* _Problem statement_: Reproduce the listing word for word. Skip any image.

+++ Data block +++

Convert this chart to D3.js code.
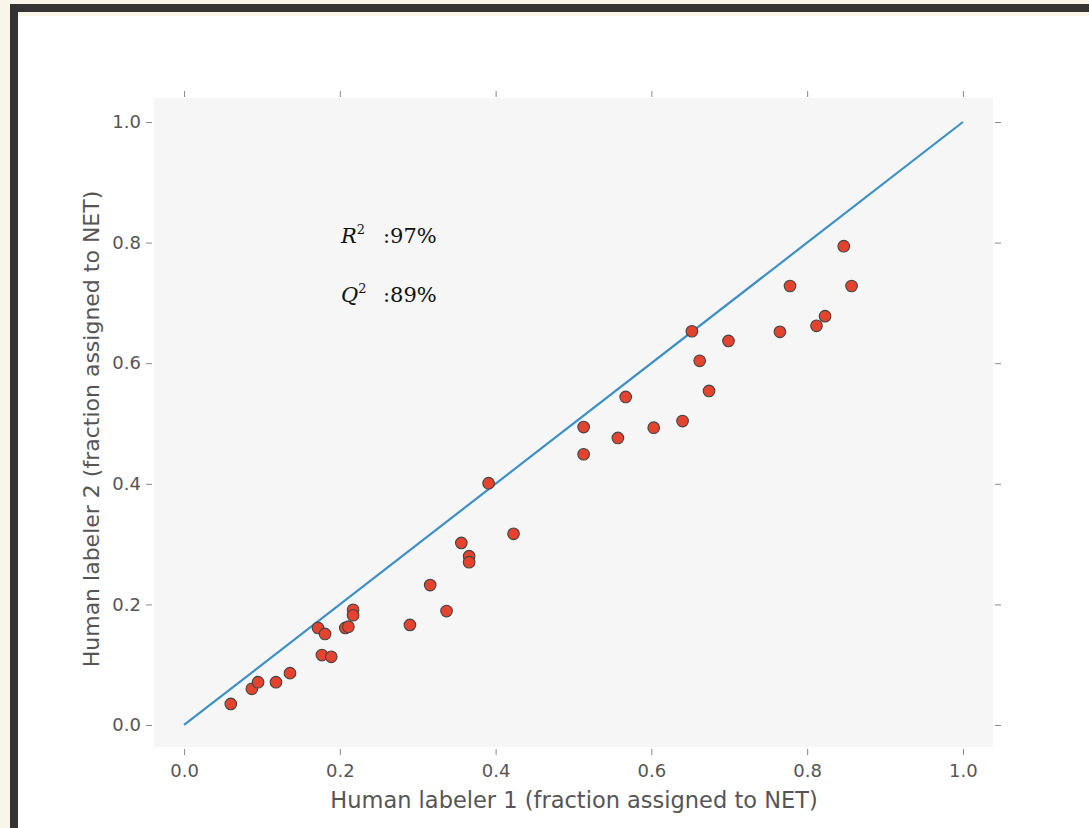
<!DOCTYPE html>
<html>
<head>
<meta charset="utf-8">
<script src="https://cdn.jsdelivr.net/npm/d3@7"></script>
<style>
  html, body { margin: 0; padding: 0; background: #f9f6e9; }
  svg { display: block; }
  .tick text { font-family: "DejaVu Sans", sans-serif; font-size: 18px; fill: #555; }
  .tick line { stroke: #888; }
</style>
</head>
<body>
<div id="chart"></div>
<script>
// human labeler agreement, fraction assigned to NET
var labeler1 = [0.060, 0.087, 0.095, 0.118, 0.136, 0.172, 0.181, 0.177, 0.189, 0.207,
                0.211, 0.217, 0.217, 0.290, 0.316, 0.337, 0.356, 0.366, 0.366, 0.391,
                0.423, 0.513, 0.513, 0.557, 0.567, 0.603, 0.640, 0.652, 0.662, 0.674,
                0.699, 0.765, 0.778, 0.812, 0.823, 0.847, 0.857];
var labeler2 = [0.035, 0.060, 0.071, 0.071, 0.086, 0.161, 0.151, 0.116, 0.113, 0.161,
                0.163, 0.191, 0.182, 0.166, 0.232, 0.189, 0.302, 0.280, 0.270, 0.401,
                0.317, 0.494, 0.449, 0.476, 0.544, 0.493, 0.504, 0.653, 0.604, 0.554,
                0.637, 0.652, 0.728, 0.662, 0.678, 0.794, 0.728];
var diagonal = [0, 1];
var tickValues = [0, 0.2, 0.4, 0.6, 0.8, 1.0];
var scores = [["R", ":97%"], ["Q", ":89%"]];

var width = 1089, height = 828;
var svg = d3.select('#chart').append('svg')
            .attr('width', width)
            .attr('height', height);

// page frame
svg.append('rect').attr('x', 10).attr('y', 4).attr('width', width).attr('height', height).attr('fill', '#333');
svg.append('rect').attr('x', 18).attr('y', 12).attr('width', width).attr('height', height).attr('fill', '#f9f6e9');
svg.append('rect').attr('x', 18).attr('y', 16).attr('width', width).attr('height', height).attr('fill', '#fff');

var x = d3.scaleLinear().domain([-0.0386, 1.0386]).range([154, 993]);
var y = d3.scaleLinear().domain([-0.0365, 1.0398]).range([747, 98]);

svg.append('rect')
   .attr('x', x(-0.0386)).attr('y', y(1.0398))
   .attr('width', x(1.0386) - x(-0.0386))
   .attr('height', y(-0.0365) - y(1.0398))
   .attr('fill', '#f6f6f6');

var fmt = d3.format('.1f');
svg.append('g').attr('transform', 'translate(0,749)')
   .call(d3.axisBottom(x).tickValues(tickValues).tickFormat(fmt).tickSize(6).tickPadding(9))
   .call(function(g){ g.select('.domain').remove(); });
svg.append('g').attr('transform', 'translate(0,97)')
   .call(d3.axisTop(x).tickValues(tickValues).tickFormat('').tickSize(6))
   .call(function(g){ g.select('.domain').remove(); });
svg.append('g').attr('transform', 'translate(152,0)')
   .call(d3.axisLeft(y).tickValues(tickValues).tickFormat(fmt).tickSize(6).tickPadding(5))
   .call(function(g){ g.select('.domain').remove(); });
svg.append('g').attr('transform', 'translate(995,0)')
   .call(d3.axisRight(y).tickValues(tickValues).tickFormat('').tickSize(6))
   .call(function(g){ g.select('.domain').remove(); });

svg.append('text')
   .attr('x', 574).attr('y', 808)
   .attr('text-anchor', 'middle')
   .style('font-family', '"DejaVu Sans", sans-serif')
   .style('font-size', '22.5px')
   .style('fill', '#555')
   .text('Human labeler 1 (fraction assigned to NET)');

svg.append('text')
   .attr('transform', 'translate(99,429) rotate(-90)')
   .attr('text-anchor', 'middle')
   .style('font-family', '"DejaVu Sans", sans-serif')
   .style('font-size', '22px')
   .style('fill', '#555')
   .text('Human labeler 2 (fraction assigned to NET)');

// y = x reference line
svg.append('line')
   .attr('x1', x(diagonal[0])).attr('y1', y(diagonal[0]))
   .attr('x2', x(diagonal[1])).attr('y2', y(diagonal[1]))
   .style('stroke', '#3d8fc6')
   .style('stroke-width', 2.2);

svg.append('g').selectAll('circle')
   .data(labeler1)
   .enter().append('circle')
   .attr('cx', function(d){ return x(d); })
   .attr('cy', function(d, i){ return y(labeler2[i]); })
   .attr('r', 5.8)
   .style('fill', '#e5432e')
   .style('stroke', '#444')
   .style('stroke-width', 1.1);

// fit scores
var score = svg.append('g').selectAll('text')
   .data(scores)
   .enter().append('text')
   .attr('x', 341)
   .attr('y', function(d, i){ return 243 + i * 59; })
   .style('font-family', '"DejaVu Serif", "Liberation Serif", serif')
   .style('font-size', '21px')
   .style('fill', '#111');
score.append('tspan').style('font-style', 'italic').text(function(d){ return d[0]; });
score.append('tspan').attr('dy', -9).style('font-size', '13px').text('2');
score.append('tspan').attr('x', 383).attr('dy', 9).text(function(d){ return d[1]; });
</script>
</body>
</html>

+++

* _Complete output_:
Convert this chart to D3.js code.
<!DOCTYPE html>
<html>
<head>
<meta charset="utf-8">
<script src="https://cdn.jsdelivr.net/npm/d3@7"></script>
<style>
  html, body { margin: 0; padding: 0; background: #f9f6e9; }
  svg { display: block; }
  .tick text { font-family: "DejaVu Sans", sans-serif; font-size: 18px; fill: #555; }
  .tick line { stroke: #888; }
</style>
</head>
<body>
<div id="chart"></div>
<script>
// human labeler agreement, fraction assigned to NET
var labeler1 = [0.060, 0.087, 0.095, 0.118, 0.136, 0.172, 0.181, 0.177, 0.189, 0.207,
                0.211, 0.217, 0.217, 0.290, 0.316, 0.337, 0.356, 0.366, 0.366, 0.391,
                0.423, 0.513, 0.513, 0.557, 0.567, 0.603, 0.640, 0.652, 0.662, 0.674,
                0.699, 0.765, 0.778, 0.812, 0.823, 0.847, 0.857];
var labeler2 = [0.035, 0.060, 0.071, 0.071, 0.086, 0.161, 0.151, 0.116, 0.113, 0.161,
                0.163, 0.191, 0.182, 0.166, 0.232, 0.189, 0.302, 0.280, 0.270, 0.401,
                0.317, 0.494, 0.449, 0.476, 0.544, 0.493, 0.504, 0.653, 0.604, 0.554,
                0.637, 0.652, 0.728, 0.662, 0.678, 0.794, 0.728];
var diagonal = [0, 1];
var tickValues = [0, 0.2, 0.4, 0.6, 0.8, 1.0];
var scores = [["R", ":97%"], ["Q", ":89%"]];

var width = 1089, height = 828;
var svg = d3.select('#chart').append('svg')
            .attr('width', width)
            .attr('height', height);

// page frame
svg.append('rect').attr('x', 10).attr('y', 4).attr('width', width).attr('height', height).attr('fill', '#333');
svg.append('rect').attr('x', 18).attr('y', 12).attr('width', width).attr('height', height).attr('fill', '#f9f6e9');
svg.append('rect').attr('x', 18).attr('y', 16).attr('width', width).attr('height', height).attr('fill', '#fff');

var x = d3.scaleLinear().domain([-0.0386, 1.0386]).range([154, 993]);
var y = d3.scaleLinear().domain([-0.0365, 1.0398]).range([747, 98]);

svg.append('rect')
   .attr('x', x(-0.0386)).attr('y', y(1.0398))
   .attr('width', x(1.0386) - x(-0.0386))
   .attr('height', y(-0.0365) - y(1.0398))
   .attr('fill', '#f6f6f6');

var fmt = d3.format('.1f');
svg.append('g').attr('transform', 'translate(0,749)')
   .call(d3.axisBottom(x).tickValues(tickValues).tickFormat(fmt).tickSize(6).tickPadding(9))
   .call(function(g){ g.select('.domain').remove(); });
svg.append('g').attr('transform', 'translate(0,97)')
   .call(d3.axisTop(x).tickValues(tickValues).tickFormat('').tickSize(6))
   .call(function(g){ g.select('.domain').remove(); });
svg.append('g').attr('transform', 'translate(152,0)')
   .call(d3.axisLeft(y).tickValues(tickValues).tickFormat(fmt).tickSize(6).tickPadding(5))
   .call(function(g){ g.select('.domain').remove(); });
svg.append('g').attr('transform', 'translate(995,0)')
   .call(d3.axisRight(y).tickValues(tickValues).tickFormat('').tickSize(6))
   .call(function(g){ g.select('.domain').remove(); });

svg.append('text')
   .attr('x', 574).attr('y', 808)
   .attr('text-anchor', 'middle')
   .style('font-family', '"DejaVu Sans", sans-serif')
   .style('font-size', '22.5px')
   .style('fill', '#555')
   .text('Human labeler 1 (fraction assigned to NET)');

svg.append('text')
   .attr('transform', 'translate(99,429) rotate(-90)')
   .attr('text-anchor', 'middle')
   .style('font-family', '"DejaVu Sans", sans-serif')
   .style('font-size', '22px')
   .style('fill', '#555')
   .text('Human labeler 2 (fraction assigned to NET)');

// y = x reference line
svg.append('line')
   .attr('x1', x(diagonal[0])).attr('y1', y(diagonal[0]))
   .attr('x2', x(diagonal[1])).attr('y2', y(diagonal[1]))
   .style('stroke', '#3d8fc6')
   .style('stroke-width', 2.2);

svg.append('g').selectAll('circle')
   .data(labeler1)
   .enter().append('circle')
   .attr('cx', function(d){ return x(d); })
   .attr('cy', function(d, i){ return y(labeler2[i]); })
   .attr('r', 5.8)
   .style('fill', '#e5432e')
   .style('stroke', '#444')
   .style('stroke-width', 1.1);

// fit scores
var score = svg.append('g').selectAll('text')
   .data(scores)
   .enter().append('text')
   .attr('x', 341)
   .attr('y', function(d, i){ return 243 + i * 59; })
   .style('font-family', '"DejaVu Serif", "Liberation Serif", serif')
   .style('font-size', '21px')
   .style('fill', '#111');
score.append('tspan').style('font-style', 'italic').text(function(d){ return d[0]; });
score.append('tspan').attr('dy', -9).style('font-size', '13px').text('2');
score.append('tspan').attr('x', 383).attr('dy', 9).text(function(d){ return d[1]; });
</script>
</body>
</html>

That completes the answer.